Pour les médias israéliens de droite, cette scène n’est que la dernière production d’une « comédienne professionnelle de la propagande palestinienne ».

Une famille résistante

Et de rappeler que la première Palestinienne à avoir été complice d’un attentat-suicide, en 2001, Ahlam Tamimi, était une cousine éloignée de l’insolente.

Le clan a depuis rejeté le recours à la violence, mais est resté, depuis son village de Nabi Saleh, à environ 40 km de Jérusalem, en première ligne de la résistance pacifique à l’occupation de la Cisjordanie.

Une heure avant la gifle, Ahed apprenait que son cousin de 15 ans venait d’avoir le crâne fracassé par une balle en caoutchouc

Ce qui n’empêche pas la violence de se rappeler régulièrement à lui. Une heure avant la gifle, Ahed apprenait que son cousin de 15 ans venait d’avoir le crâne fracassé par une balle en caoutchouc, tirée à bout portant.

Arrêté une douzaine de fois pour activisme, son père, Bassem, lui a montré la voie de la résistance. Et de la non-violence. « Notre choix stratégique est la mobilisation populaire, afin de combattre une occupation qui vole nos terres, nos vies et notre avenir. Il implique que nous ne portions pas atteinte aux vies humaines », déclarait-il en 2011.

Sens de l’image

Née avec l’internet, Ahed a su très tôt manier l’arme médiatique. Un film de 2012 la montre déjà, vêtue d’un t-shirt barré du mot « love », campée devant un soldat israélien, le poing brandi. « Je suis plus forte que n’importe lequel de tes soldats », l’entend-on hurler.

Une autre photo avait fait parler d’elle, en septembre 2015, quand, avec d’autres femmes, elle avait libéré par la force un jeune garçon cravaté par un soldat israélien. On l’y voit mordre le poing du militaire assis sur l’enfant, qui suffoque.

Nul doute que la jeune femme a le sens de l’image, mais comment lui reprocher cette tactique pacifiste face à des forces qui, depuis le début de l’occupation, ont tué 22 personnes dans son village ?
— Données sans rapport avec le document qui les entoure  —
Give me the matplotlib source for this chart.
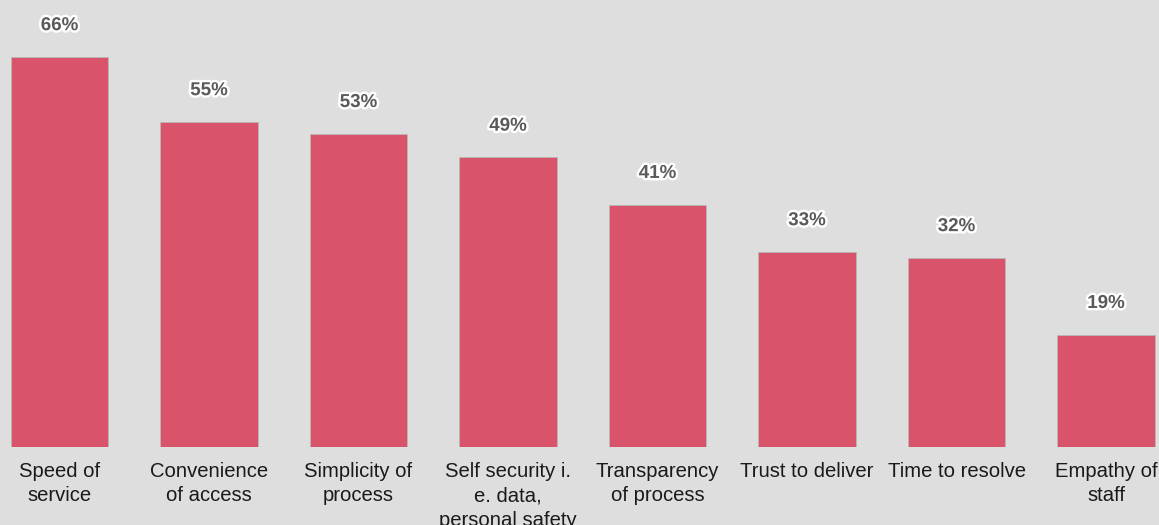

Ses actes ne sont-ils pas une réponse cinglante à la provocation que constitue le quadrillage de son pays par des soldats n’y défendant que le droit des colons à s’approprier terres, eau et culture ?

« Des adultes ­israéliens accusés d’avoir commis des actes plus graves que ceux que l’on reproche à Ahed sont libérés avant leur procès. Nous espérons que la cour tiendra compte de cet élément, ainsi que de la Convention internationale des droits de l’enfant, qui a été bafouée à plusieurs reprises », déclarait son avocat alors que la cour s’apprêtait à ­prononcer son maintien en ­détention.